Records to process ▸
++++

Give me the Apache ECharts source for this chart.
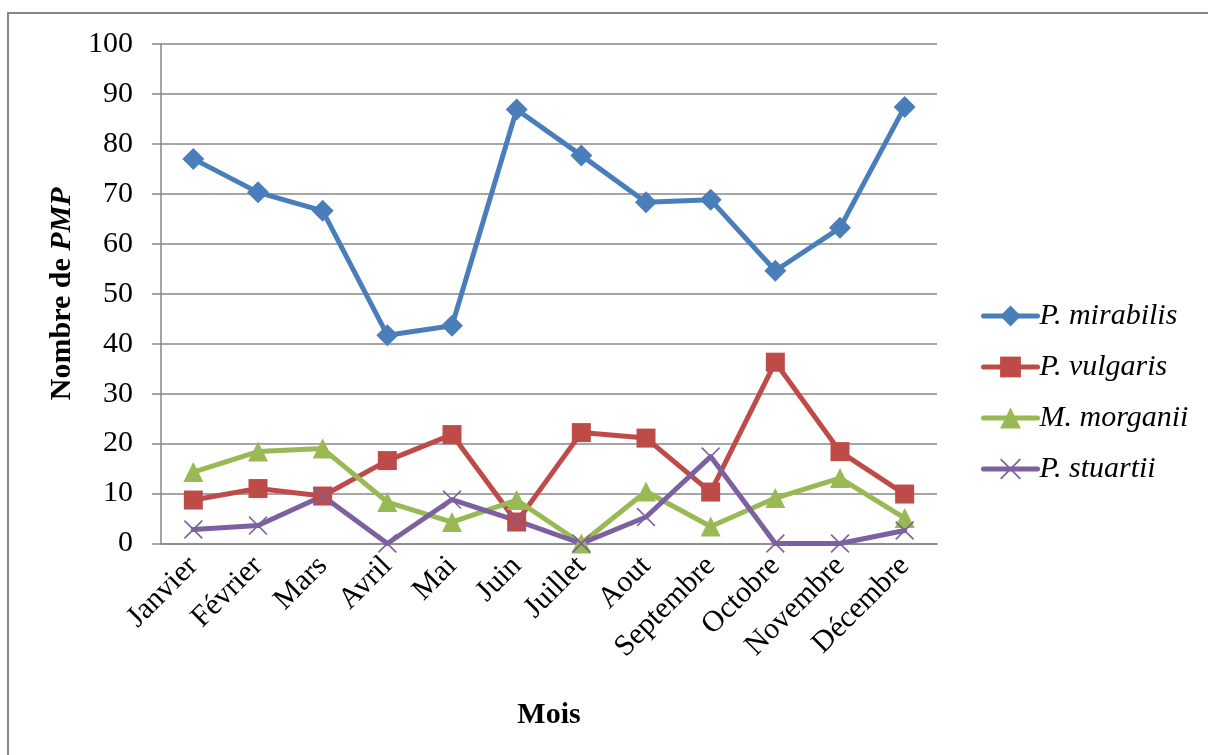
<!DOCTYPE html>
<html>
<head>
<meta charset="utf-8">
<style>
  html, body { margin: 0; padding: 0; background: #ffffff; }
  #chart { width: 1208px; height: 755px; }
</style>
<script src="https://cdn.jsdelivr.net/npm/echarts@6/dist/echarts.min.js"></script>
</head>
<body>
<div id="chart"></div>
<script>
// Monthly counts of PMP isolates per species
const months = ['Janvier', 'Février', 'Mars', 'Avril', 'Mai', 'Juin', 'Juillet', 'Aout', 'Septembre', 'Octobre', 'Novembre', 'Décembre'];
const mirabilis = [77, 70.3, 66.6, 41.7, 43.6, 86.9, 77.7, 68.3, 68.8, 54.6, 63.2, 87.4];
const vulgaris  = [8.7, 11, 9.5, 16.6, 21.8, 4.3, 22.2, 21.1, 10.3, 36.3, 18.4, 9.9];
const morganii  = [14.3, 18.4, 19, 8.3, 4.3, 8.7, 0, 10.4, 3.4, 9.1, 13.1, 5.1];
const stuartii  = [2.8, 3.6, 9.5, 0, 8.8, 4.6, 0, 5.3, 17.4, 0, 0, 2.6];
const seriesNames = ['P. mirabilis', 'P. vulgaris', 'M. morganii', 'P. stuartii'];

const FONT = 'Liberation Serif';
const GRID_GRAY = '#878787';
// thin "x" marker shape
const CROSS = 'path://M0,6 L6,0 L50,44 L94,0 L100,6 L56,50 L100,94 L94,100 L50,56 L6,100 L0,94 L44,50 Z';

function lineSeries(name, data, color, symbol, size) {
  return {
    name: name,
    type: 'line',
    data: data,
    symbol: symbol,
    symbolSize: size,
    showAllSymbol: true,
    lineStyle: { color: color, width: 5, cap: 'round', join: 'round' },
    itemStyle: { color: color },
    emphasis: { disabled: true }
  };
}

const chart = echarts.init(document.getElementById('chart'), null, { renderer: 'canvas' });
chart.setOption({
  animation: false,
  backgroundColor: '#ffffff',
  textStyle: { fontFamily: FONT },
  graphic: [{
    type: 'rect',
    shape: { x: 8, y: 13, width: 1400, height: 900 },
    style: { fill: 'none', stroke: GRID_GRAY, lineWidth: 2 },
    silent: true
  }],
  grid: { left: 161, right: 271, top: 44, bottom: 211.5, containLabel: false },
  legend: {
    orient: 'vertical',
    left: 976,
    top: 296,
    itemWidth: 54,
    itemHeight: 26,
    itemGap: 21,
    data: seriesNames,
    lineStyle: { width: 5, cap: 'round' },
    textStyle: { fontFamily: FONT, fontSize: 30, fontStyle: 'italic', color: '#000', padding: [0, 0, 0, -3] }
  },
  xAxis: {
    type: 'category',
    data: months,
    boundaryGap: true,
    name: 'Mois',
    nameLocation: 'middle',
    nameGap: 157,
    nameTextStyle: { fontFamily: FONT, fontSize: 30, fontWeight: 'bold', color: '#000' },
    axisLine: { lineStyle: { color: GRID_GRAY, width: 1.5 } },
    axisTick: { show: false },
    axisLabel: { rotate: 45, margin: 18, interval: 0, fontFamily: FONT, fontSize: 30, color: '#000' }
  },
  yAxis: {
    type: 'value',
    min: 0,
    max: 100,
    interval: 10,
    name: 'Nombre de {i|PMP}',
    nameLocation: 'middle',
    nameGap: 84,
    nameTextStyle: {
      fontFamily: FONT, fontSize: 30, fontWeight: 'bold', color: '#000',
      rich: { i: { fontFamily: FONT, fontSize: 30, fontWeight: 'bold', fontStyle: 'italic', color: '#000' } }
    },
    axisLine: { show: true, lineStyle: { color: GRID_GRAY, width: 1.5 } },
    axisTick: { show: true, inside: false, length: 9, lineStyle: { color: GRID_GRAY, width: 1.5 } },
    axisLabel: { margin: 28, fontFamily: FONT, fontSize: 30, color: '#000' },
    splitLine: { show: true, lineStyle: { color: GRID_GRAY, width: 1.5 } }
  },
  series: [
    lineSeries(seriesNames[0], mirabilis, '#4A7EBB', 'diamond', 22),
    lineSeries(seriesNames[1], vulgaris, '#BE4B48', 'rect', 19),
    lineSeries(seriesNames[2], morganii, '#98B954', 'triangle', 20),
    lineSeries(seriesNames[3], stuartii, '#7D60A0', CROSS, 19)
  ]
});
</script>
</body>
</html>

++++

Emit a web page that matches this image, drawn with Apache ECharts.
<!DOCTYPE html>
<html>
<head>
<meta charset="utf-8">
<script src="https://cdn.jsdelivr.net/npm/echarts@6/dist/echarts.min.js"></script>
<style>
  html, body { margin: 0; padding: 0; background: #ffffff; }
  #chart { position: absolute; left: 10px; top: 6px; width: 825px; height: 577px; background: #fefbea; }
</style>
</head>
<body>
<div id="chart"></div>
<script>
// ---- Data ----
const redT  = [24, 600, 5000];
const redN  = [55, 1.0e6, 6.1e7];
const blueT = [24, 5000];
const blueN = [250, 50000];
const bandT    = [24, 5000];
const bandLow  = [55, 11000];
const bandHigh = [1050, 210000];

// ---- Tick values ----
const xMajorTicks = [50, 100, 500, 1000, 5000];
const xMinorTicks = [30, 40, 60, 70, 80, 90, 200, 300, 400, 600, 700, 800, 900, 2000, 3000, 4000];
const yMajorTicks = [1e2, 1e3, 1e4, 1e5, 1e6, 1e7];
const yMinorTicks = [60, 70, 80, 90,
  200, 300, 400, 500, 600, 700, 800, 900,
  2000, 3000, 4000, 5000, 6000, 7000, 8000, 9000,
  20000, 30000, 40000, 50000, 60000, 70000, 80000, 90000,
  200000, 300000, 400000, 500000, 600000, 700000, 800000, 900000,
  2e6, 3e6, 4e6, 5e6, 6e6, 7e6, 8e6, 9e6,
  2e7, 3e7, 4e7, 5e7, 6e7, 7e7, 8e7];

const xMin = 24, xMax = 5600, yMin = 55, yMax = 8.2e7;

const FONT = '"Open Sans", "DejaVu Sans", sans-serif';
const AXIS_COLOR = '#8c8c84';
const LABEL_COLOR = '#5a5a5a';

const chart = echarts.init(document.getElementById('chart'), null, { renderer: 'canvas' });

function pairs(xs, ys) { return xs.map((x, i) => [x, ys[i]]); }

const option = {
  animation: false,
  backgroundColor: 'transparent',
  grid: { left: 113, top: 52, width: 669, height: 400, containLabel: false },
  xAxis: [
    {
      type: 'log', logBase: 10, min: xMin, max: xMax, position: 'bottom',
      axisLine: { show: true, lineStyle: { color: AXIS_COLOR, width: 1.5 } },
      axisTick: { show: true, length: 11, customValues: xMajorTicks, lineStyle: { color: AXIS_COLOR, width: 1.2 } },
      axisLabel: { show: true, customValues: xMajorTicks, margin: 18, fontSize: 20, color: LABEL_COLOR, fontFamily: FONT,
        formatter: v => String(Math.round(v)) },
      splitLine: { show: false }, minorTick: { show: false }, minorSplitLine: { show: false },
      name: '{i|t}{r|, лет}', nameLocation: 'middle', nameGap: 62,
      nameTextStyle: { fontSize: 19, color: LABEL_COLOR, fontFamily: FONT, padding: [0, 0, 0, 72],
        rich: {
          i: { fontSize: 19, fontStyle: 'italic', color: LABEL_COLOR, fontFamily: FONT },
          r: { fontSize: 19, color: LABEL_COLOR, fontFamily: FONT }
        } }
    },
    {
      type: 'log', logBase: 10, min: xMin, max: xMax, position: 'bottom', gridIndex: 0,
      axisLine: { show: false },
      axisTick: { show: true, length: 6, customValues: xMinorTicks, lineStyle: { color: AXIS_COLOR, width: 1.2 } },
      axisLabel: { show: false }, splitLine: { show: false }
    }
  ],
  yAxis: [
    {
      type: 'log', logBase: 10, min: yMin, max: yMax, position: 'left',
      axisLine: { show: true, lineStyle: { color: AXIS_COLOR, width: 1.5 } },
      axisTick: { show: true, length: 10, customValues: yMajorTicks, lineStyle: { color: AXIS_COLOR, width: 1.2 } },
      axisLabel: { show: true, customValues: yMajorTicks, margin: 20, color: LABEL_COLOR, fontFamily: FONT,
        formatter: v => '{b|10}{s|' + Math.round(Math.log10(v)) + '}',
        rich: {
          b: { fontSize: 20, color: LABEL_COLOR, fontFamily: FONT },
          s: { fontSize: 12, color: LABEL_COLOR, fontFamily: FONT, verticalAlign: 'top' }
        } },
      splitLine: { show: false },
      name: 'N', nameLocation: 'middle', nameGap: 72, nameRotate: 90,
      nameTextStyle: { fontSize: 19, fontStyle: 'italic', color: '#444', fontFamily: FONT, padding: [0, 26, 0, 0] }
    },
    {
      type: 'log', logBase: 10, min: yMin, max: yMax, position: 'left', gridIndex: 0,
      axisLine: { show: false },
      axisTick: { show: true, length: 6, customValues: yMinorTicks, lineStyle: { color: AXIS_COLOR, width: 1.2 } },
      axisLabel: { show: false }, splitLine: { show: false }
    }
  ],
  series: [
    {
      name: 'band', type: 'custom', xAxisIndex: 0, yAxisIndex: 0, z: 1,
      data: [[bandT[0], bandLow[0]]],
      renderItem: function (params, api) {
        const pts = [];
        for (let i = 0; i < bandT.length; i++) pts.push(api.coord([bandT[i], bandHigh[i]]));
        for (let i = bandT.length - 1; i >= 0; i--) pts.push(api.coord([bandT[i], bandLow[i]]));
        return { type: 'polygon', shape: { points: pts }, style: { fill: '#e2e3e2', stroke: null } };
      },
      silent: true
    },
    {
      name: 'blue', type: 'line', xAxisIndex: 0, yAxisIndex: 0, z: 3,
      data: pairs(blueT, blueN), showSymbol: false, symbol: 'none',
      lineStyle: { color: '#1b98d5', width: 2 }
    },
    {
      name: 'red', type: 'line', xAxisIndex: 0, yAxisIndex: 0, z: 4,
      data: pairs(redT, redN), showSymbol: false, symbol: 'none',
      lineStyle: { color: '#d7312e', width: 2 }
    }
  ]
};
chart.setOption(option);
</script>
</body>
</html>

++++

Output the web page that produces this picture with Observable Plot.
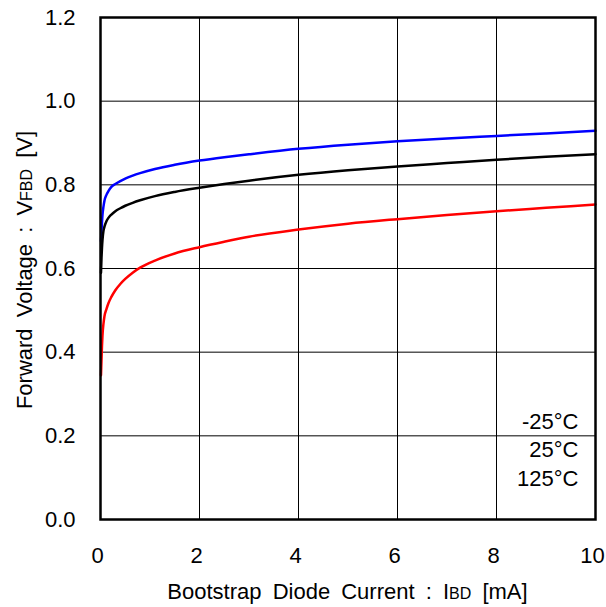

++++

Keep the images out of the copy. Repeat word for word only the lines from the one containing "Give me the" through the one containing "const CROSS = 'path://M0,6", both ends included.

Answer to the problem ▸
Give me the Apache ECharts source for this chart.
<!DOCTYPE html>
<html>
<head>
<meta charset="utf-8">
<style>
  html, body { margin: 0; padding: 0; background: #ffffff; }
  #chart { width: 1208px; height: 755px; }
</style>
<script src="https://cdn.jsdelivr.net/npm/echarts@6/dist/echarts.min.js"></script>
</head>
<body>
<div id="chart"></div>
<script>
// Monthly counts of PMP isolates per species
const months = ['Janvier', 'Février', 'Mars', 'Avril', 'Mai', 'Juin', 'Juillet', 'Aout', 'Septembre', 'Octobre', 'Novembre', 'Décembre'];
const mirabilis = [77, 70.3, 66.6, 41.7, 43.6, 86.9, 77.7, 68.3, 68.8, 54.6, 63.2, 87.4];
const vulgaris  = [8.7, 11, 9.5, 16.6, 21.8, 4.3, 22.2, 21.1, 10.3, 36.3, 18.4, 9.9];
const morganii  = [14.3, 18.4, 19, 8.3, 4.3, 8.7, 0, 10.4, 3.4, 9.1, 13.1, 5.1];
const stuartii  = [2.8, 3.6, 9.5, 0, 8.8, 4.6, 0, 5.3, 17.4, 0, 0, 2.6];
const seriesNames = ['P. mirabilis', 'P. vulgaris', 'M. morganii', 'P. stuartii'];

const FONT = 'Liberation Serif';
const GRID_GRAY = '#878787';
// thin "x" marker shape
const CROSS = 'path://M0,6 L6,0 L50,44 L94,0 L100,6 L56,50 L100,94 L94,100 L50,56 L6,100 L0,94 L44,50 Z';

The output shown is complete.